INSTRUCTIONS FOR THE TASK :: Give the data again exactly, from its opening line through the line in which "plt.rcParams['font.family'] = ['Liberation" appears.

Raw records
----
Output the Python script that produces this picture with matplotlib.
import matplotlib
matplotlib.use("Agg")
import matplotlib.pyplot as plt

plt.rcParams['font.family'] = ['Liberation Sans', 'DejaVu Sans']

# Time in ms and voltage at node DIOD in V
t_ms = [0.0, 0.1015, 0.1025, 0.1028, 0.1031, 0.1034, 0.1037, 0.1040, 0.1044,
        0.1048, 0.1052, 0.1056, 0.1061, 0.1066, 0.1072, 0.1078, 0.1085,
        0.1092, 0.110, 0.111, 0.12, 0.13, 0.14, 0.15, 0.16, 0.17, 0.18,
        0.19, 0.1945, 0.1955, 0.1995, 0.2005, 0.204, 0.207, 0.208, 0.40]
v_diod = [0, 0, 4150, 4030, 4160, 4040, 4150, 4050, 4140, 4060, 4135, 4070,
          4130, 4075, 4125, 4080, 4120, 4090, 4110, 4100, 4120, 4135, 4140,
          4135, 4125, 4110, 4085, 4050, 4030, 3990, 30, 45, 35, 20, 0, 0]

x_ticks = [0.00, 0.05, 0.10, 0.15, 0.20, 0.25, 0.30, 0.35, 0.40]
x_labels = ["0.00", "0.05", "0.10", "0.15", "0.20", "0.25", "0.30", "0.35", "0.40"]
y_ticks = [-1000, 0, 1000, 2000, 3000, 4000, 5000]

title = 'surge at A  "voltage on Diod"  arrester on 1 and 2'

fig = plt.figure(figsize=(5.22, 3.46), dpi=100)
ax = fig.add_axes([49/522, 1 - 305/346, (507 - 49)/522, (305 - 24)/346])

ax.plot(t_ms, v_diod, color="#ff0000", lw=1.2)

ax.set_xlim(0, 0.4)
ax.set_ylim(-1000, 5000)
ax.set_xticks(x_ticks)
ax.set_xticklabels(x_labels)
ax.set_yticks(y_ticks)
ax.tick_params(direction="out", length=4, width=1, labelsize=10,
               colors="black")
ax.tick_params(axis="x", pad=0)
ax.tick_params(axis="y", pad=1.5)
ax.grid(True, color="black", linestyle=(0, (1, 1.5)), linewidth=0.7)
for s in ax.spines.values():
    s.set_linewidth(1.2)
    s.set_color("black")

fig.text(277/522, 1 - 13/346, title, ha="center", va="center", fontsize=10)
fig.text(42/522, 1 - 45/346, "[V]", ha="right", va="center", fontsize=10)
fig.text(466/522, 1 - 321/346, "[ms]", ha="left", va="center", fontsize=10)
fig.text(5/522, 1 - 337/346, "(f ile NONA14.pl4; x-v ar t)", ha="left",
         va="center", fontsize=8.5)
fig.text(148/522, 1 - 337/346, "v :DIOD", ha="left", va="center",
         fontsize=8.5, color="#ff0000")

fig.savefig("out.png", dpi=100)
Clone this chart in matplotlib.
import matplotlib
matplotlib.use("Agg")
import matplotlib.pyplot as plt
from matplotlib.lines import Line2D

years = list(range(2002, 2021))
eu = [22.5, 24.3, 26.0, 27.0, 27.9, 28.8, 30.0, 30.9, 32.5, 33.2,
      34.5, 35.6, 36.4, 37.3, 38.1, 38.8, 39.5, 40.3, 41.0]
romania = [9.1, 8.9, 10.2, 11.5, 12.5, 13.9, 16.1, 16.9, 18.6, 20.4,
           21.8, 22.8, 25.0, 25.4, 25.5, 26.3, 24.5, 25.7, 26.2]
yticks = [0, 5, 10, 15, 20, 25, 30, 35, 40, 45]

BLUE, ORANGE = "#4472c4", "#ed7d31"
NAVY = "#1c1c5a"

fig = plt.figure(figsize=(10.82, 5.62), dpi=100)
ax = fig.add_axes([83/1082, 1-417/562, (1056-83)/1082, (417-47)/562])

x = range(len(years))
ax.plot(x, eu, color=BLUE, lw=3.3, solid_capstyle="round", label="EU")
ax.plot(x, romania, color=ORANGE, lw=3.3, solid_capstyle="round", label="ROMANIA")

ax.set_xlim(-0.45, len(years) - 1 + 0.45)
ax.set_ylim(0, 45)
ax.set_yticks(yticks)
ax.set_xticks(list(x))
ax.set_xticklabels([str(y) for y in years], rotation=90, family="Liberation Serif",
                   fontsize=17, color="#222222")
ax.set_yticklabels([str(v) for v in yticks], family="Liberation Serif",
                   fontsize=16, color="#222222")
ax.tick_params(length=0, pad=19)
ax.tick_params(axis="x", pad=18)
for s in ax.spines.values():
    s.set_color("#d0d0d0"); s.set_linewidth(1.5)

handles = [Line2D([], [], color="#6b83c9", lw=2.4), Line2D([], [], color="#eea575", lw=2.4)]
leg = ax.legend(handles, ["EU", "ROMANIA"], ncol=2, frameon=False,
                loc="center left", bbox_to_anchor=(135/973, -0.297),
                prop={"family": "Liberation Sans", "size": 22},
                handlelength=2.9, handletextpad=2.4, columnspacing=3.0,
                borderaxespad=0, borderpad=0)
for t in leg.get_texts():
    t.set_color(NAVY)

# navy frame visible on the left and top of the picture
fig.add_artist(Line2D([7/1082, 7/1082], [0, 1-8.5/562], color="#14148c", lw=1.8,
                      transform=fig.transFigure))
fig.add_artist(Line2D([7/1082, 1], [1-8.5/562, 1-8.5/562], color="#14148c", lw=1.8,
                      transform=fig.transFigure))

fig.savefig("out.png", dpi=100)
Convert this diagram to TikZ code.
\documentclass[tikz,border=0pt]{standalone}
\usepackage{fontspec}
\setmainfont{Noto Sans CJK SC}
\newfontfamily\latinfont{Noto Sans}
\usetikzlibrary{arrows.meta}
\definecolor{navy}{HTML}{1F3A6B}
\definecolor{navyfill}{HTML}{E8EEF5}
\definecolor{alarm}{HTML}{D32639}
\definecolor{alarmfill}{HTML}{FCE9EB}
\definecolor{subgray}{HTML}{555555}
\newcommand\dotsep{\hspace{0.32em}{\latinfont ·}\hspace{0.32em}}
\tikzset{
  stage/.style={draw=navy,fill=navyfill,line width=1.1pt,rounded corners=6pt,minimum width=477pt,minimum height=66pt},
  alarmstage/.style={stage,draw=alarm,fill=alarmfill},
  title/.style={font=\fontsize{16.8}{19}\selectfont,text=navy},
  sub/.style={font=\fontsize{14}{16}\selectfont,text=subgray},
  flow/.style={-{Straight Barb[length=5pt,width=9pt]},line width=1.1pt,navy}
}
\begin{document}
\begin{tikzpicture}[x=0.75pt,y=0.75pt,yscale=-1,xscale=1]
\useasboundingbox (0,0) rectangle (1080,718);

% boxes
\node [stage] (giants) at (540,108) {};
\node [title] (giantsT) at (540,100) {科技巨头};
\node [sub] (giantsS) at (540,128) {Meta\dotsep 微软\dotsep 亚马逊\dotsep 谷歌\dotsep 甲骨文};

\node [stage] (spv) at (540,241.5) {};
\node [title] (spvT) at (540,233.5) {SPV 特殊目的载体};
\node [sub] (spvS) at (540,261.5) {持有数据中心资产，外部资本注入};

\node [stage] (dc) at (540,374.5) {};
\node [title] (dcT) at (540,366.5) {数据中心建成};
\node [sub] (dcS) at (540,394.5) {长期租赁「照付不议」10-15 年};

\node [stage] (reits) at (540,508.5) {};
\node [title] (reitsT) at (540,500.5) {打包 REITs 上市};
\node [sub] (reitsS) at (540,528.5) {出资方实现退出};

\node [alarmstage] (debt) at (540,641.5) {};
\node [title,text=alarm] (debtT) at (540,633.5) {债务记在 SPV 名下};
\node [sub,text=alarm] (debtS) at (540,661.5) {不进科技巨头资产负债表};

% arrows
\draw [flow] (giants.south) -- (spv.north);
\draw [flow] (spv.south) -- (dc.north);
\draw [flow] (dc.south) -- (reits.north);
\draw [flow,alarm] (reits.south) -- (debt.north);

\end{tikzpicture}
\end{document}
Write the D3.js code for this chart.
----
RESULT FOR THIS TASK ::
Output the Python script that produces this picture with matplotlib.
import matplotlib
matplotlib.use("Agg")
import matplotlib.pyplot as plt

plt.rcParams['font.family'] = ['Liberation Sans', 'DejaVu Sans']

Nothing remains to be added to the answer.